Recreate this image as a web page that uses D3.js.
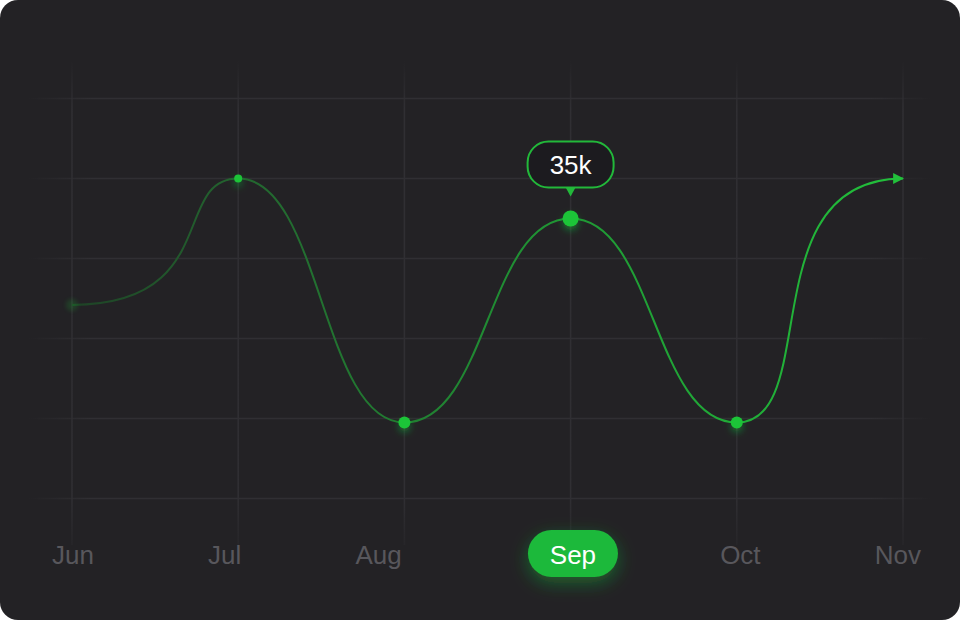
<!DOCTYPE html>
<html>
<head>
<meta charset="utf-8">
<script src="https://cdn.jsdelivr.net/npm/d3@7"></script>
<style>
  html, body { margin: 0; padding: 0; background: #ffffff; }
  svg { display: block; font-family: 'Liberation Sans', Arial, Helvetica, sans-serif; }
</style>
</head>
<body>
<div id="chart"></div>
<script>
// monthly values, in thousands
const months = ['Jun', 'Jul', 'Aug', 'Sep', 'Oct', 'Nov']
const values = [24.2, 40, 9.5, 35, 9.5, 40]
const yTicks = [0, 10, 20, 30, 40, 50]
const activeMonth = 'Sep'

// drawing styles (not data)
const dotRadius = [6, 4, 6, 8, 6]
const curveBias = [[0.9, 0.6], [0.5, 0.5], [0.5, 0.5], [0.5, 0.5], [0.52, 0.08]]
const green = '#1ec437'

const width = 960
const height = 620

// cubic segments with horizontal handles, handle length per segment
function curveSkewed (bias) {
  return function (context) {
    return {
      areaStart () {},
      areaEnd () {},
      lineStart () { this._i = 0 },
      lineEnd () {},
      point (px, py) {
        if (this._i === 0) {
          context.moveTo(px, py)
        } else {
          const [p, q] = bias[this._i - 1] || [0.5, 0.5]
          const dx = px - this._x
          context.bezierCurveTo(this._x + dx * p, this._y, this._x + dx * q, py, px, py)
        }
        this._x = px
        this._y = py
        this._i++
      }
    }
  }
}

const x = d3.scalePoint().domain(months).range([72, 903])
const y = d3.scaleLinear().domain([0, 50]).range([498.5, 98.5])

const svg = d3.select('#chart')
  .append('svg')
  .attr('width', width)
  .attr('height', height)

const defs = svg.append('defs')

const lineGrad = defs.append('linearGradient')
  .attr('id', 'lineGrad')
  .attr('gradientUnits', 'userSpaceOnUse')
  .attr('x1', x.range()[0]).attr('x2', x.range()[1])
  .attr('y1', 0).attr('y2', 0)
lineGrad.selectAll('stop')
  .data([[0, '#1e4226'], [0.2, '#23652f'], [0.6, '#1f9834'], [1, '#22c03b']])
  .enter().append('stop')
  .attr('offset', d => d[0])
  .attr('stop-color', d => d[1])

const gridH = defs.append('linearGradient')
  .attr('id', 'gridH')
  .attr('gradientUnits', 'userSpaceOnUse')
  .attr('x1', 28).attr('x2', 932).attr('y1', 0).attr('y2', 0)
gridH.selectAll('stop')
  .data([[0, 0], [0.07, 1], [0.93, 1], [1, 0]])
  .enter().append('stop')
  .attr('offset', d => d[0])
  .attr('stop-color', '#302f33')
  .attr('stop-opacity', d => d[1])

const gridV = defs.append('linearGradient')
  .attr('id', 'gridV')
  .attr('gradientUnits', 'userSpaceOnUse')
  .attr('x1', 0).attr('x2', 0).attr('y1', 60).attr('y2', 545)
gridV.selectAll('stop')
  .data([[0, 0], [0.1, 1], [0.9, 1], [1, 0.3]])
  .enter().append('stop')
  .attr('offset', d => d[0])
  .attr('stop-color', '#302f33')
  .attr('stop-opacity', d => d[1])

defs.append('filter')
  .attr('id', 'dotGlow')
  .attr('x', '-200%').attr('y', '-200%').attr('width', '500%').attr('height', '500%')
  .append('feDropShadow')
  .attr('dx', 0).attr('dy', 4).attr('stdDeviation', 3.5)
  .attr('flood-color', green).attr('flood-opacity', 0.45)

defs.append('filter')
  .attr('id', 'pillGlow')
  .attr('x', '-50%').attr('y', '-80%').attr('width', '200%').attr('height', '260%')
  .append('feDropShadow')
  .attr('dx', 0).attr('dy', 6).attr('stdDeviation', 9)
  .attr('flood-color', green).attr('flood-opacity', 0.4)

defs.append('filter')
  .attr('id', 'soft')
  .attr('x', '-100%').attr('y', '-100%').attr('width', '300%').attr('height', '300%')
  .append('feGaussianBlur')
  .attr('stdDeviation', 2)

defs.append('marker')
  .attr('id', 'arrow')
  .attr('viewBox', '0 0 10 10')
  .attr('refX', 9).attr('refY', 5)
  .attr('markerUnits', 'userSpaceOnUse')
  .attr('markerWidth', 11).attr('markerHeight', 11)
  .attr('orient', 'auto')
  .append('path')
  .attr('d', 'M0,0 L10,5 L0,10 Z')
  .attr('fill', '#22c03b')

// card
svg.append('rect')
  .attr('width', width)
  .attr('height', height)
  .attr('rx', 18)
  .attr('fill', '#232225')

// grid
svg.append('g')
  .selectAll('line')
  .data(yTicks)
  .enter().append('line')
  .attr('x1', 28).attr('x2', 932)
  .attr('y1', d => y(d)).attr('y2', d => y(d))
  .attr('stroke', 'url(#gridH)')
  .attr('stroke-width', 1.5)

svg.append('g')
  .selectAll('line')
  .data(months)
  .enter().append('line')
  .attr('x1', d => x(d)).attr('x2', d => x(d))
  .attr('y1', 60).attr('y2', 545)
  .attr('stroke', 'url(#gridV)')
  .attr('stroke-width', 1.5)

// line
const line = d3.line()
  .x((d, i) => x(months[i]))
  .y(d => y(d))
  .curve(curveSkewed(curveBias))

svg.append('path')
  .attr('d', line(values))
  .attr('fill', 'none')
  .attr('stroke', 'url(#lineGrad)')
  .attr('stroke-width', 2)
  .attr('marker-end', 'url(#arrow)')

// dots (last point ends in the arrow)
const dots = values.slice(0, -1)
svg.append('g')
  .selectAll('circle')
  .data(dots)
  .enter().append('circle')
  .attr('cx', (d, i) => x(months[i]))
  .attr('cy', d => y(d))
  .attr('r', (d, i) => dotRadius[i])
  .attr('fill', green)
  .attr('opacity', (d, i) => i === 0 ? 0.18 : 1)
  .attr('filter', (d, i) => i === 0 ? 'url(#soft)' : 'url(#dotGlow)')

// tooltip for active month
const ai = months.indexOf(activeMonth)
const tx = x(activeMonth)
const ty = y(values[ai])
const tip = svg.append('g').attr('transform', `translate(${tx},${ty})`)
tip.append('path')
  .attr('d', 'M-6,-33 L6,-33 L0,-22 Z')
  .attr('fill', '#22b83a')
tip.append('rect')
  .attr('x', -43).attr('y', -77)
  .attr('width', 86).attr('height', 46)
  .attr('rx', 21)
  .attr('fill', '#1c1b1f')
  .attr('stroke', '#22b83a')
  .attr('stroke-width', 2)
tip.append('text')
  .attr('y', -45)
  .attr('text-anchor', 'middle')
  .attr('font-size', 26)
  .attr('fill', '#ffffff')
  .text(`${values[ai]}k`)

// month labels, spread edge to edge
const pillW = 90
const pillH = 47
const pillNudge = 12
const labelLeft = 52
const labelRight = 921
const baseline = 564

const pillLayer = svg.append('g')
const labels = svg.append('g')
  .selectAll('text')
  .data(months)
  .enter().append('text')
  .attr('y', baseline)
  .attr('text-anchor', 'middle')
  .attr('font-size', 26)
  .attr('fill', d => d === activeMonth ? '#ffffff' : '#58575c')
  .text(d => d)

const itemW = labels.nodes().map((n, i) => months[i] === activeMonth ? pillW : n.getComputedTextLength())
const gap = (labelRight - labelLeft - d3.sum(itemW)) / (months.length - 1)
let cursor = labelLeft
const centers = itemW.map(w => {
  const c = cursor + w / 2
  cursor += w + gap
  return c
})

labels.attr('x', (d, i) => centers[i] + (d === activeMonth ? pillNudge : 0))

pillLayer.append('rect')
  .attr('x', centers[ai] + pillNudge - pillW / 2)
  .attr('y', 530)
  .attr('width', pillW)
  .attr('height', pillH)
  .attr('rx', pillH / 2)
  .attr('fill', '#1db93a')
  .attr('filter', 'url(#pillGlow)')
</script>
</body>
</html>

______

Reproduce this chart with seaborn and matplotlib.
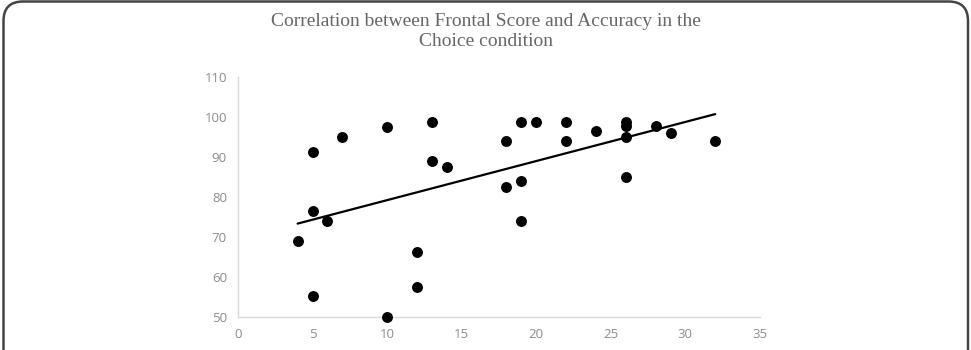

______

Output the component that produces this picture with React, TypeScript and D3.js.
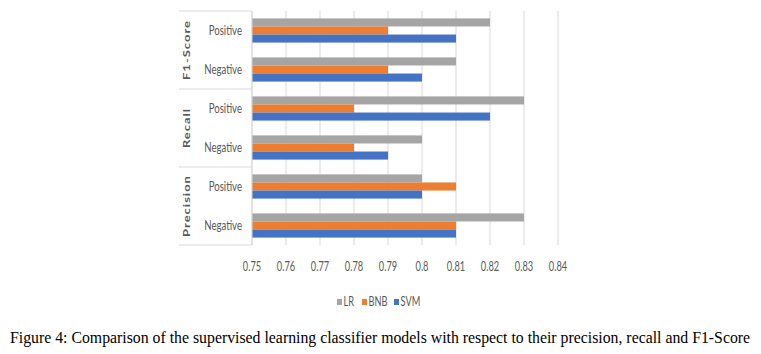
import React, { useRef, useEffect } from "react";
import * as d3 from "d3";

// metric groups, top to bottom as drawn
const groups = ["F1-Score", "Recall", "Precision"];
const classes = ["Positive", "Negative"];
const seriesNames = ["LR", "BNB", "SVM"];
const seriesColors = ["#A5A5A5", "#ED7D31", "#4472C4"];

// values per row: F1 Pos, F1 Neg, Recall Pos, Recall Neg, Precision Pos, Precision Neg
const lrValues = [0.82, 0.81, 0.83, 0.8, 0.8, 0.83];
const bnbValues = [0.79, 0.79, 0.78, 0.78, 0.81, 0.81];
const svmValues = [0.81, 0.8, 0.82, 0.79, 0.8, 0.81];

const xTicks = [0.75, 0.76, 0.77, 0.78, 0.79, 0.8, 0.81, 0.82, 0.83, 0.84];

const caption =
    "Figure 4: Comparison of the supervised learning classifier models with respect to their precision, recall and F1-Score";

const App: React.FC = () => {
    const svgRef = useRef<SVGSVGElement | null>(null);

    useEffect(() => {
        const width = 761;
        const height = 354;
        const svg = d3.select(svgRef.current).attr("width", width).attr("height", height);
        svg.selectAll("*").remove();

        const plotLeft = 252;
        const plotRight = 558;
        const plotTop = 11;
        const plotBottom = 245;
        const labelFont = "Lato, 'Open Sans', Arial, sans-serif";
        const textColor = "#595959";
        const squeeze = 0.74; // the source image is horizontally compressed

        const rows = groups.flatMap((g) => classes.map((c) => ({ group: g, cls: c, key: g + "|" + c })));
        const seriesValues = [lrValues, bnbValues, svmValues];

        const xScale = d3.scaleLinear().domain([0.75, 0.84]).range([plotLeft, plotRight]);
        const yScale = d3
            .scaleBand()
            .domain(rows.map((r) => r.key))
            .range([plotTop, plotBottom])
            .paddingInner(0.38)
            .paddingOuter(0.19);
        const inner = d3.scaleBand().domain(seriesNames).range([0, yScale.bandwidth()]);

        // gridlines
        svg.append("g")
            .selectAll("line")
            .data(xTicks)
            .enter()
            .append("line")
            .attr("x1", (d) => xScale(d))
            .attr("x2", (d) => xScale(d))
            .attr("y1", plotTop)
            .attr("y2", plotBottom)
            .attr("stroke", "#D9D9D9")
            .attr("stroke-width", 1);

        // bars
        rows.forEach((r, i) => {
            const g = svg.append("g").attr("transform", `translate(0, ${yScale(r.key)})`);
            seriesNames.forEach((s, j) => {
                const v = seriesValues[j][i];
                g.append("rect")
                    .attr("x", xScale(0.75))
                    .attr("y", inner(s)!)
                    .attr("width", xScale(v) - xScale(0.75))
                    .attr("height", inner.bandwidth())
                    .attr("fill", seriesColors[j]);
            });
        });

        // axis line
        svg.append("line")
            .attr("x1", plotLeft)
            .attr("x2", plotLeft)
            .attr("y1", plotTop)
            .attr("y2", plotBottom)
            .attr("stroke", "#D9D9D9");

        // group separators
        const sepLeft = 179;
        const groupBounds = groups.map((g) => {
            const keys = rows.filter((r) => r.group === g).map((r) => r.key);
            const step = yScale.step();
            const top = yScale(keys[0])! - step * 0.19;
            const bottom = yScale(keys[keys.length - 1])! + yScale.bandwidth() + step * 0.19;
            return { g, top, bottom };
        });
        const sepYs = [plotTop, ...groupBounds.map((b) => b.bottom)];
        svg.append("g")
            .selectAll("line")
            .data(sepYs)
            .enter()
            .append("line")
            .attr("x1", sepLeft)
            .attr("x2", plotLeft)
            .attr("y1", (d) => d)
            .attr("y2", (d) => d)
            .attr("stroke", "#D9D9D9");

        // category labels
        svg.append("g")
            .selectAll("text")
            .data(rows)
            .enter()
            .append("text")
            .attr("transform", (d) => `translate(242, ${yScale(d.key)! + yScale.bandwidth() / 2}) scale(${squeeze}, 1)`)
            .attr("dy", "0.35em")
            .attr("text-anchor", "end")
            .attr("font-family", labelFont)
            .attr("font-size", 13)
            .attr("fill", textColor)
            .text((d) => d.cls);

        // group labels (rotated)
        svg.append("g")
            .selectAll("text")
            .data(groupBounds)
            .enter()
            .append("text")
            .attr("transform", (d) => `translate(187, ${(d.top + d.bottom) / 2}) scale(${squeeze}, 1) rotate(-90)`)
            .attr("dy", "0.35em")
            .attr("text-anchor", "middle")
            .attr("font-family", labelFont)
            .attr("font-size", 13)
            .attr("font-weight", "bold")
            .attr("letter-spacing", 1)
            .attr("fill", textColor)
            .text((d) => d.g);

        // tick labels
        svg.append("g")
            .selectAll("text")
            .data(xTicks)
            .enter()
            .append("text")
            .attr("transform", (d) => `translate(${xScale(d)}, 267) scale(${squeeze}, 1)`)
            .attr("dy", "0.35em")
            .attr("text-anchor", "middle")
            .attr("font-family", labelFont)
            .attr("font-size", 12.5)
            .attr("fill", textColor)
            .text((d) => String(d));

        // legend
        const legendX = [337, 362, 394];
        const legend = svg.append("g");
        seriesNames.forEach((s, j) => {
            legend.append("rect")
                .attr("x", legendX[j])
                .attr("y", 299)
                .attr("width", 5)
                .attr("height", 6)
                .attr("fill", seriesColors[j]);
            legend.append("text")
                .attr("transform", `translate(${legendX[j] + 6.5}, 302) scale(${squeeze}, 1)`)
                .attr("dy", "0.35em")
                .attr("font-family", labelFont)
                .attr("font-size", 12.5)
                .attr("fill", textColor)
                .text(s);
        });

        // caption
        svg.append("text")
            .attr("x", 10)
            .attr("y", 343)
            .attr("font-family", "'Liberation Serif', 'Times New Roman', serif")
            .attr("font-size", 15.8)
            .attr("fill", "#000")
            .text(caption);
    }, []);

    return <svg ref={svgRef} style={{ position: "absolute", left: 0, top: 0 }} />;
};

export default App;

______

- [PROBLEM DESCRIPTION] Set down, without pictures, the lines between the line holding "Recreate this image" and the line holding "const height = 620", both inclusive.

- [ANSWER FOR THIS EXERCISE]
Recreate this image as a web page that uses D3.js.
<!DOCTYPE html>
<html>
<head>
<meta charset="utf-8">
<script src="https://cdn.jsdelivr.net/npm/d3@7"></script>
<style>
  html, body { margin: 0; padding: 0; background: #ffffff; }
  svg { display: block; font-family: 'Liberation Sans', Arial, Helvetica, sans-serif; }
</style>
</head>
<body>
<div id="chart"></div>
<script>
// monthly values, in thousands
const months = ['Jun', 'Jul', 'Aug', 'Sep', 'Oct', 'Nov']
const values = [24.2, 40, 9.5, 35, 9.5, 40]
const yTicks = [0, 10, 20, 30, 40, 50]
const activeMonth = 'Sep'

// drawing styles (not data)
const dotRadius = [6, 4, 6, 8, 6]
const curveBias = [[0.9, 0.6], [0.5, 0.5], [0.5, 0.5], [0.5, 0.5], [0.52, 0.08]]
const green = '#1ec437'

const width = 960
const height = 620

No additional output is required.